Is this related to anything for L3?

Sort of. When you are computing the estimates EPS for an index. Step 1: Estimate overall sales by regressing GDP on index sales Step 2: Estimate an operating margin % (EBITDA) Step 3: Estimate Depreciation and Amortization Step 4: Estimate Interest Step 5: Estimate Taxes Step 6: [(Sales x EBITDA %) - D&A - Interest] x (1-t) = EPS Then apply appropriate multiple from matrix to arrive at fair value

Does the estimate of D&A come from estimates of capex? And how about interest? is there an assumption of leverage?

I don’t have the book with me. I doubt we have to get that nitty-gritty for the exam. Thoughts?

Without getting into the specifics, there was a question like that on the PM section last year where you had market averages for balance sheet info and had to figure out the fair value of the index or something like that. I thought it was a sneaky way to get FSA into the exam, even though FSA is technically not a L3 issue anymore.

I have NO recollection of this material. Not good.

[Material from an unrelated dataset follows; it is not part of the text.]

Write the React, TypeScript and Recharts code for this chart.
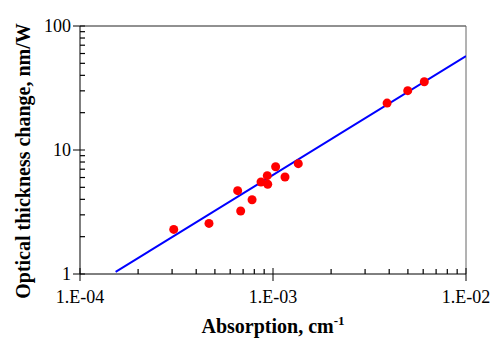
import { ScatterChart, Scatter, XAxis, YAxis, ReferenceLine } from 'recharts'

// measured points: absorption (cm^-1) vs optical thickness change (nm/W)
const absorption = [3.06e-4, 4.66e-4, 6.56e-4, 6.8e-4, 7.79e-4, 8.67e-4, 9.34e-4, 9.39e-4, 1.032e-3, 1.154e-3, 1.352e-3, 3.9e-3, 4.99e-3, 6.08e-3]
const thickness = [2.29, 2.56, 4.7, 3.22, 3.97, 5.52, 6.21, 5.29, 7.33, 6.06, 7.76, 23.9, 30.1, 35.5]

// fitted line end points
const fitX = [1.53e-4, 1e-2]
const fitY = [1.04, 57.3]

const xMajorTicks = [1e-4, 1e-3, 1e-2]
const xMajorLabels = ['1.E-04', '1.E-03', '1.E-02']
const xMinorTicks = [2e-4, 3e-4, 4e-4, 5e-4, 6e-4, 7e-4, 8e-4, 9e-4, 2e-3, 3e-3, 4e-3, 5e-3, 6e-3, 7e-3, 8e-3, 9e-3]
const yMajorTicks = [1, 10, 100]
const yMajorLabels = ['1', '10', '100']
const yMinorTicks = [2, 3, 4, 5, 6, 7, 8, 9, 20, 30, 40, 50, 60, 70, 80, 90]

const points = absorption.map((x, i) => ({ x, y: thickness[i] }))
const fit = fitX.map((x, i) => ({ x, y: fitY[i] }))
// minor tick marks sit on the axes (x minors on y = 1, y minors on x = 1e-4)
const xMinorMarks = xMinorTicks.map(x => ({ x, y: yMajorTicks[0] }))
const yMinorMarks = yMinorTicks.map(y => ({ x: xMajorTicks[0], y }))

const font = '"Liberation Serif", "Times New Roman", serif'

function XTick(props: any) {
  const { x, y, payload, index } = props
  return (
    <g>
      <line x1={x} x2={x} y1={y - 6} y2={y + 7} stroke="#000" strokeWidth={1} />
      <text x={x} y={y + 29} textAnchor="middle" fontFamily={font} fontSize={18} fill="#000">
        {xMajorLabels[index] ?? String(payload.value)}
      </text>
    </g>
  )
}

function YTick(props: any) {
  const { x, y, payload, index } = props
  return (
    <g>
      <line x1={x - 7} x2={x + 5} y1={y} y2={y} stroke="#000" strokeWidth={1} />
      <text x={x - 9} y={y} dy="0.34em" textAnchor="end" fontFamily={font} fontSize={18} fill="#000">
        {yMajorLabels[index] ?? String(payload.value)}
      </text>
    </g>
  )
}

const xMinorShape = (p: any) => (
  <rect x={p.cx - 0.6} y={p.cy - 5} width={1.2} height={5} fill="#000" />
)
const yMinorShape = (p: any) => (
  <rect x={p.cx} y={p.cy - 0.6} width={5} height={1.2} fill="#000" />
)

export default function App() {
  return (
    <div style={{ position: 'absolute', left: 0, top: 0, background: '#fff' }}>
      <ScatterChart width={497} height={348} margin={{ top: 26, right: 31, bottom: 0, left: 0 }}>
        <XAxis
          type="number"
          dataKey="x"
          scale="log"
          domain={[1e-4, 1e-2]}
          allowDataOverflow
          ticks={xMajorTicks}
          interval={0}
          tickSize={0}
          tickMargin={0}
          tickLine={false}
          tick={<XTick />}
          height={74}
          stroke="#000"
          label={{
            content: () => (
              <text x={273} y={333} textAnchor="middle" fontFamily={font} fontSize={20} fontWeight="bold" fill="#000">
                Absorption, cm<tspan dy={-8} fontSize={13}>-1</tspan>
              </text>
            )
          }}
        />
        <YAxis
          type="number"
          dataKey="y"
          scale="log"
          domain={[1, 100]}
          allowDataOverflow
          ticks={yMajorTicks}
          interval={0}
          tickSize={0}
          tickMargin={0}
          tickLine={false}
          tick={<YTick />}
          width={80}
          stroke="#000"
          label={{
            content: () => (
              <text x={30} y={161} transform="rotate(-90 30 161)" textAnchor="middle" fontFamily={font} fontSize={20} fontWeight="bold" fill="#000">
                Optical thickness change, nm/W
              </text>
            )
          }}
        />
        <ReferenceLine y={100} stroke="#222" />
        <ReferenceLine x={1e-2} stroke="#666" />
        <Scatter data={xMinorMarks} fill="#000" shape={xMinorShape} isAnimationActive={false} />
        <Scatter data={yMinorMarks} fill="#000" shape={yMinorShape} isAnimationActive={false} />
        <Scatter data={fit} line={{ stroke: '#0000ff', strokeWidth: 2 }} shape={() => null} isAnimationActive={false} />
        <Scatter data={points} fill="#ff0000" shape={(p: any) => <circle cx={p.cx} cy={p.cy} r={4.5} fill="#ff0000" />} isAnimationActive={false} />
      </ScatterChart>
    </div>
  )
}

need to estimate op profit margin to get from Sales to EBITDA. (because historial and recent EBIT and EBITDA are too volatile to use) recommended method is to estimate Op profit margin from 4 variables: capacity utilisation unit labor cost inflation rate level of foreign competition apply this op profit margin to Sales (which is obtained from regression against nominal GDP) to arrive at EBITDA, then deduct depreciation, interest, tax rate = to get EPS nasty stuff - it’s in LOS 24(d) - says “compare and contrast alternative approaches to the estimation of earnings per share” …it is the context of national equity index valuations - so i guess we need to know the different methods…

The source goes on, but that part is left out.